Endogeneity and Multilevel Analysis Flashcards
Endogeneity
Endogeneity refers to a situation where an explanatory variable is correlated with the error term in a regression model. This correlation can lead to biased and inconsistent estimates of the coefficients, making it difficult to draw valid inferences about causal relationships.
Endogeneity can arise from several sources, including omitted variable , measurement error, simultaneity, reverse causality, common-method bias and single-source bias.
Omitted variables in endogeneity
Uncontrolled confounding variable that is correlated with both the IV and with the error term in the regression formula / the DV
Simultaneity in endogeneity
This occurs when the dependent variable also influences the independent variable. In such cases, it is unclear which variable is the cause, and which is the effect.
Reverse causality in endogeneity
The dependent variable effects the independent variable
Measurement error in endogeneity
When the independent variable is measured with error, it can lead to a correlation between the IV and the error term. This is particularly problematic when the measurement error is systematic.
Example: If income is self-reported and individuals underreport their income, this measurement error can bias the estimated effect of income on consumption.
Common-method bias in endogeneity
Variance is attributable to the measurement method (e.g., survey with 5-point Likert scales) rather than to the constructs the
measures are assumed to represent
Single-source bias in endogeneity
Variance is attributable to the IV and DV being collected from a single source (e.g., self-rated motivation and performance).
Confounding variables
A confounding variable is an extraneous variable that is related to both the independent variable and the dependent variable, potentially leading to a spurious association between them.
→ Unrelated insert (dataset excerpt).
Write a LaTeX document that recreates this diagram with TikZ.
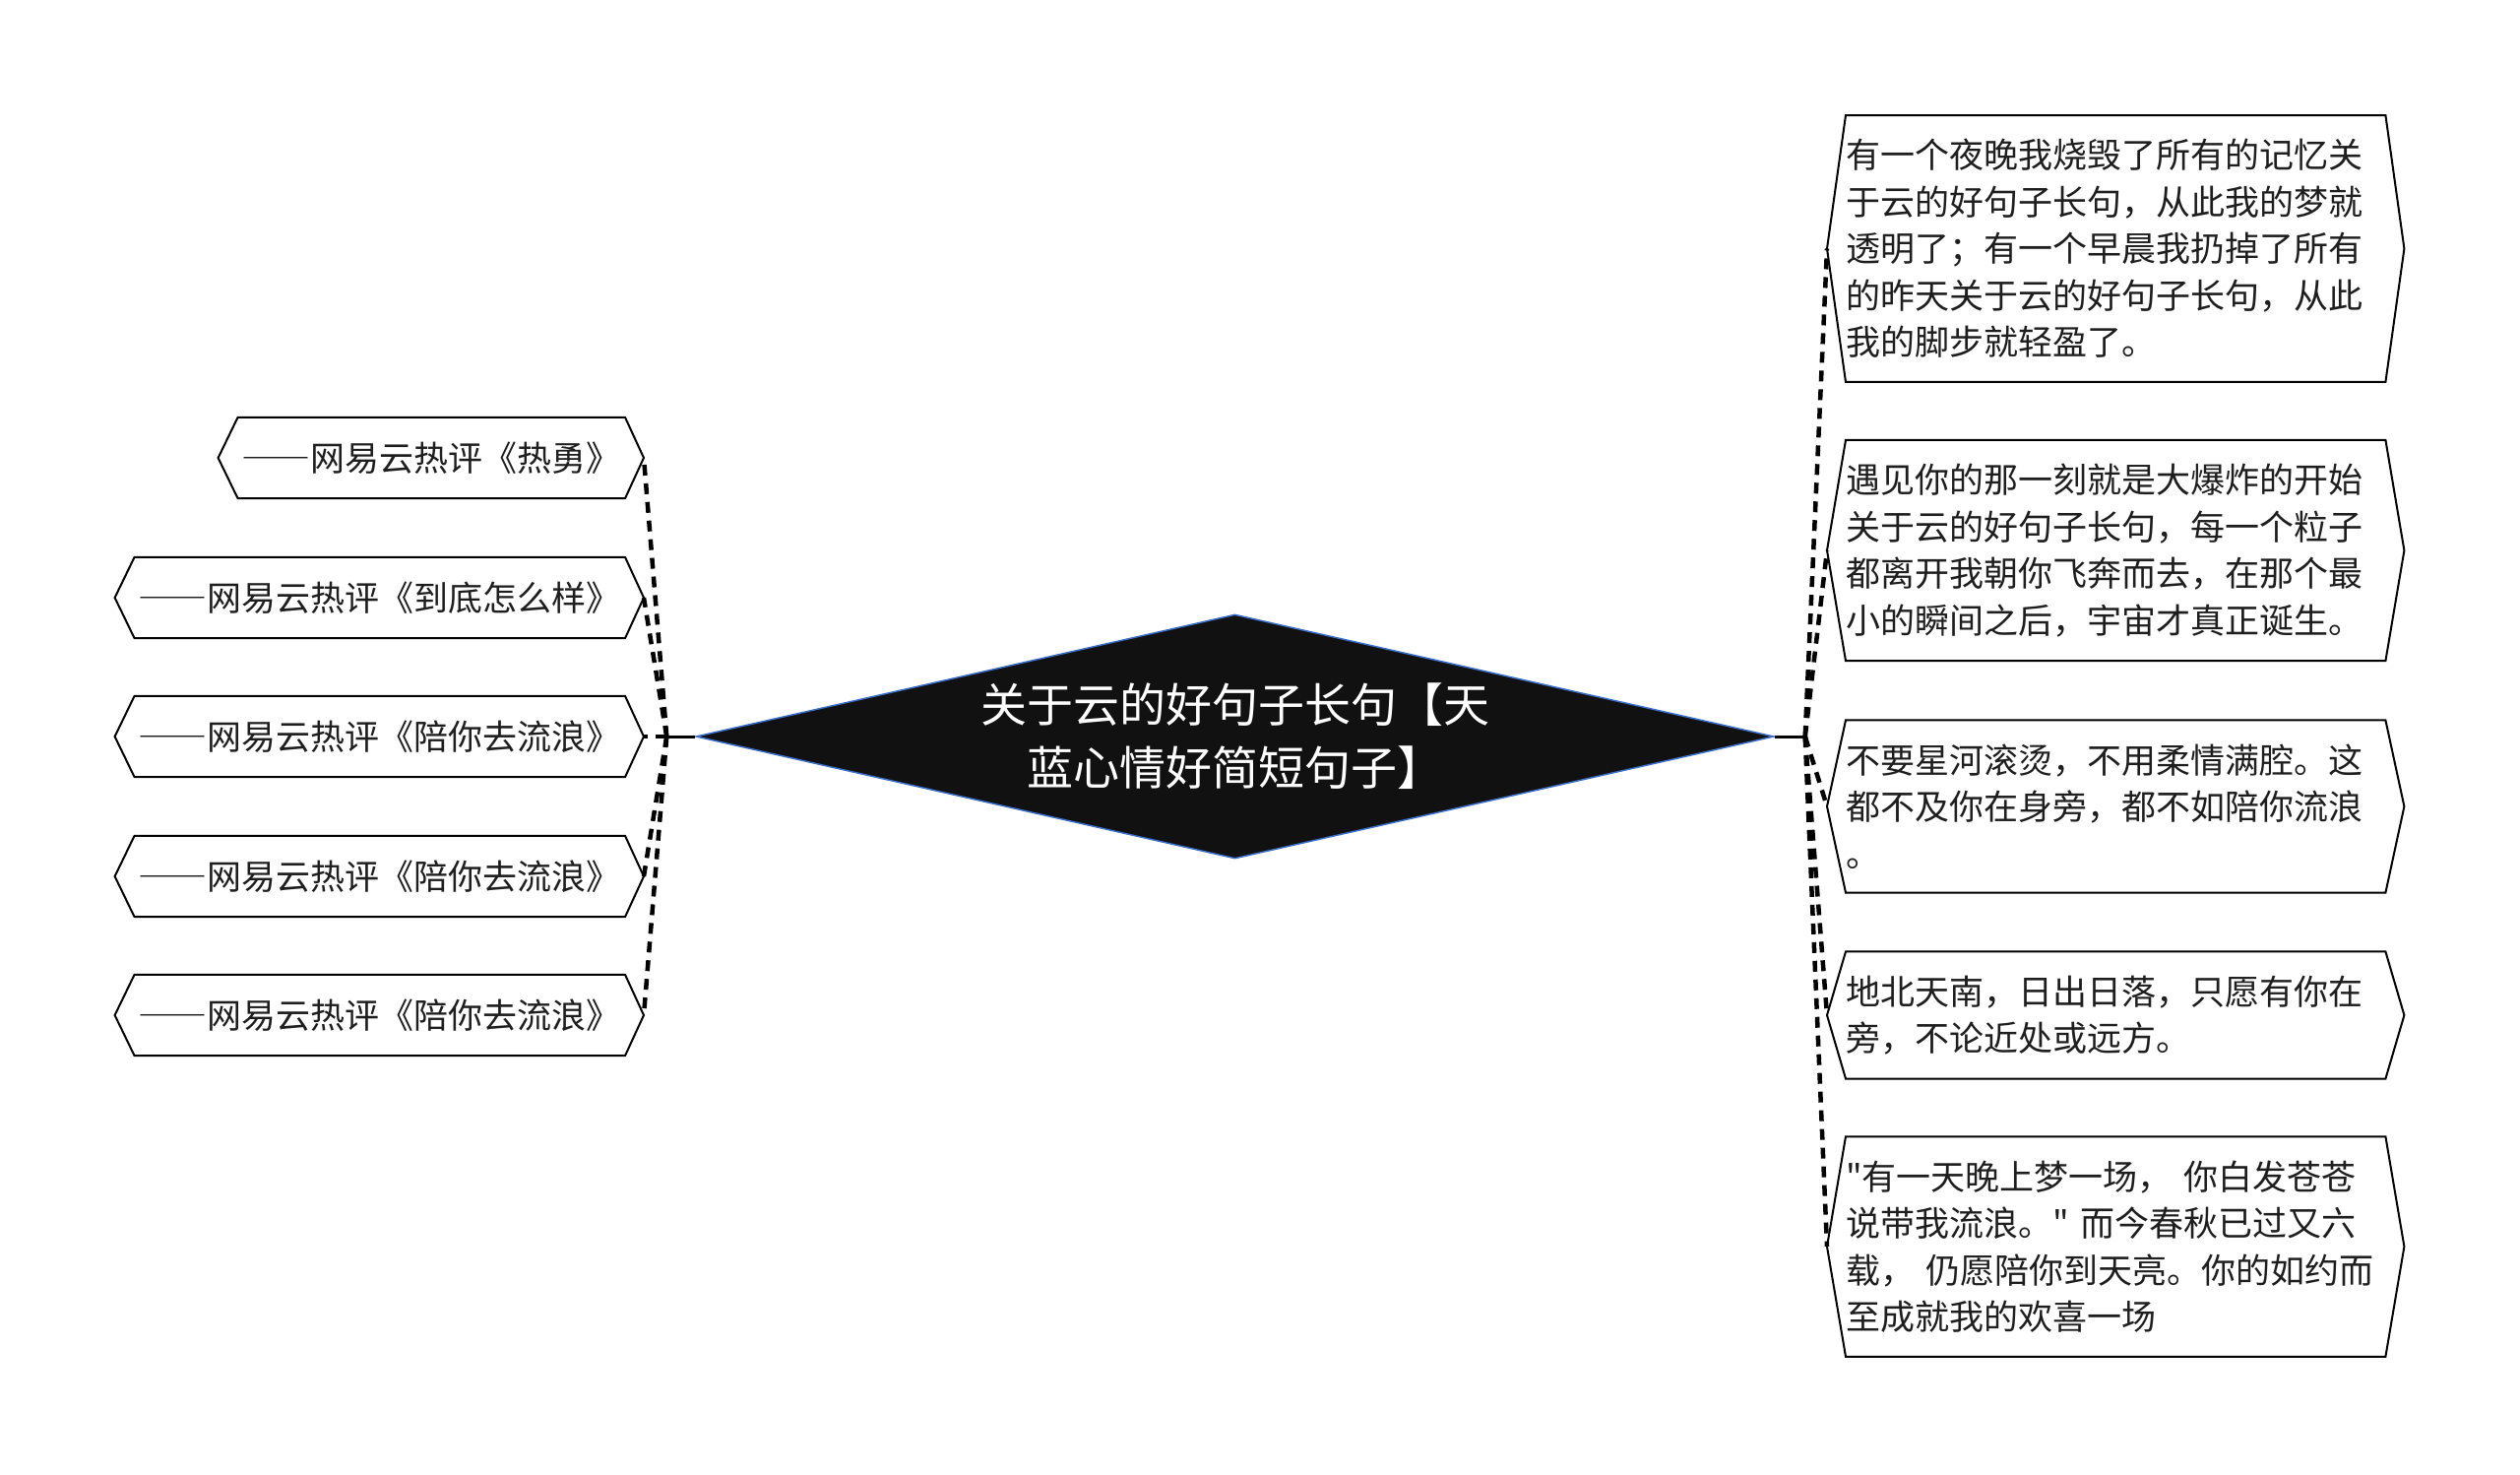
\documentclass[tikz,border=0pt]{standalone}
\usepackage{fontspec}
\setmainfont{Noto Sans CJK SC}[Ligatures=TeXOff]
\usetikzlibrary{shapes.geometric,calc}
\definecolor{txtc}{RGB}{30,30,30}
\definecolor{rootfill}{RGB}{17,17,17}
\definecolor{rootline}{RGB}{60,110,200}
\newcommand{\fwdash}{{\addfontfeature{RawFeature=+fwid}——}}
\begin{document}
\begin{tikzpicture}[x=1pt,y=-1pt,
  rootstyle/.style={shape=diamond, fill=rootfill, draw=rootline, line width=1.5pt,
    minimum width=1095pt, minimum height=248pt, inner sep=0pt, aspect=4.4,
    text=white, font=\fontsize{47}{64}\selectfont, align=center},
  leafstyle/.style={inner xsep=4pt, inner ysep=0pt, minimum height=82pt, text=txtc,
    font=\fontsize{35}{47.5}\selectfont},
  parastyle/.style={text width=548pt, align=left, inner xsep=0pt, inner ysep=24pt,
    text=txtc, font=\fontsize{35}{47.5}\selectfont},
  hexbox/.style={draw=black, line width=2pt, line join=miter},
  connstyle/.style={draw=black, line width=4.5pt, dash pattern=on 11pt off 8pt},
  trunkstyle/.style={draw=black, line width=3pt}]
\useasboundingbox (0,0) rectangle (2560,1497);

% root
\node[rootstyle] (root) at (1254.5,748) {关于云的好句子长句【天\\蓝心情好简短句子】};
\coordinate (jl) at ($(root.west)+(-29,0)$);
\coordinate (jr) at ($(root.east)+(31,0)$);

% left leaves
\node[leafstyle, anchor=east] (l1) at (635,465) {\fwdash 网易云热评《热勇》};
\node[leafstyle, anchor=east] (l2) at (635,607) {\fwdash 网易云热评《到底怎么样》};
\node[leafstyle, anchor=east] (l3) at (635,748) {\fwdash 网易云热评《陪你去流浪》};
\node[leafstyle, anchor=east] (l4) at (635,890) {\fwdash 网易云热评《陪你去流浪》};
\node[leafstyle, anchor=east] (l5) at (635,1031) {\fwdash 网易云热评《陪你去流浪》};
\foreach \n in {l1,l2,l3,l4,l5}{
  \draw[hexbox] (\n.north west) -- (\n.north east) -- ($(\n.east)+(19,0)$) -- (\n.south east)
    -- (\n.south west) -- ($(\n.west)+(-20,0)$) -- cycle;
  \coordinate (\n t) at ($(\n.east)+(19,0)$);
}

% right paragraphs
\node[parastyle, anchor=west] (r1) at (1875,252.5) {有一个夜晚我烧毁了所有的记忆关\\于云的好句子长句，从此我的梦就\\透明了；有一个早晨我扔掉了所有\\的昨天关于云的好句子长句，从此\\我的脚步就轻盈了。};
\node[parastyle, anchor=west] (r2) at (1875,559) {遇见你的那一刻就是大爆炸的开始\\关于云的好句子长句，每一个粒子\\都离开我朝你飞奔而去，在那个最\\小的瞬间之后，宇宙才真正诞生。};
\node[parastyle, anchor=west] (r3) at (1875,819) {不要星河滚烫，不用柔情满腔。这\\都不及你在身旁，都不如陪你流浪\\。};
\node[parastyle, anchor=west] (r4) at (1875,1031) {地北天南，日出日落，只愿有你在\\旁，不论近处或远方。};
\node[parastyle, anchor=west] (r5) at (1875,1266) {"有一天晚上梦一场， 你白发苍苍\\说带我流浪。" 而今春秋已过又六\\载， 仍愿陪你到天亮。你的如约而\\至成就我的欢喜一场};
\foreach \n in {r1,r2,r3,r4,r5}{
  \draw[hexbox] (\n.north west) -- (\n.north east) -- ($(\n.east)+(19,0)$) -- (\n.south east)
    -- (\n.south west) -- ($(\n.west)+(-19,0)$) -- cycle;
  \coordinate (\n t) at ($(\n.west)+(-19,0)$);
}

% connectors
\draw[trunkstyle] (root.west) -- (jl);
\draw[trunkstyle] (root.east) -- (jr);
\foreach \n in {l1,l2,l3,l4,l5}{ \draw[connstyle] (jl) -- (\n t); }
\foreach \n in {r1,r2,r3,r4,r5}{ \draw[connstyle] (jr) -- (\n t); }
\end{tikzpicture}
\end{document}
It can create a false impression of a relationship or mask a true relationship.
Example: Age confounding exercise and weight loss.
Multilevel analysis
Multilevel analysis, also known as hierarchical linear modelling or mixed-effect modelling, is used when the variable of interest has explanatory factors on more than one level.
This type of analysis is particularly useful when dealing with nested data structures—such as students within classrooms, patients within hospitals, or repeated measures within individuals—where observations are not independent
In multilevel models, data is structured in levels:
Level 1: Individual-level variables (e.g., student characteristics).
Level 2: Group-level variables (e.g., classroom characteristics).
Requirements for multilevel analysis
- Sufficient observations (>15) on the higher level (“level 2”) of independent
- variables.
- The dependent variable resides on the lower level (“level 1”). [exceptions
- possible!
- Nested data structure
Intraclass correlation coefficient (ICC)
This statistic indicates the proportion of total variance that is attributable to the group level. An ICC close to 1 suggests that most variance is between groups, while an ICC close to 0 suggests that most variance is within groups.
Interpretation: If ICC = 0.25, it means that 25% of the total variance in the outcome is due to differences between groups. Typical cutoff value at ICC>0.1
Random intercept / fixed slope models
This is what we normally assume.
These models allow the intercept to vary across groups but assume that the effect of predictors is consistent across groups.
Interpretation: The average outcome can differ across groups, but the relationship between predictors and outcome is the same.
Random slope / fixed intercept models
These models allow both the intercept and the slope of a predictor to vary across groups.
Interpretation: The relationship between a predictor and the outcome can differ across groups, reflecting more complex interactions.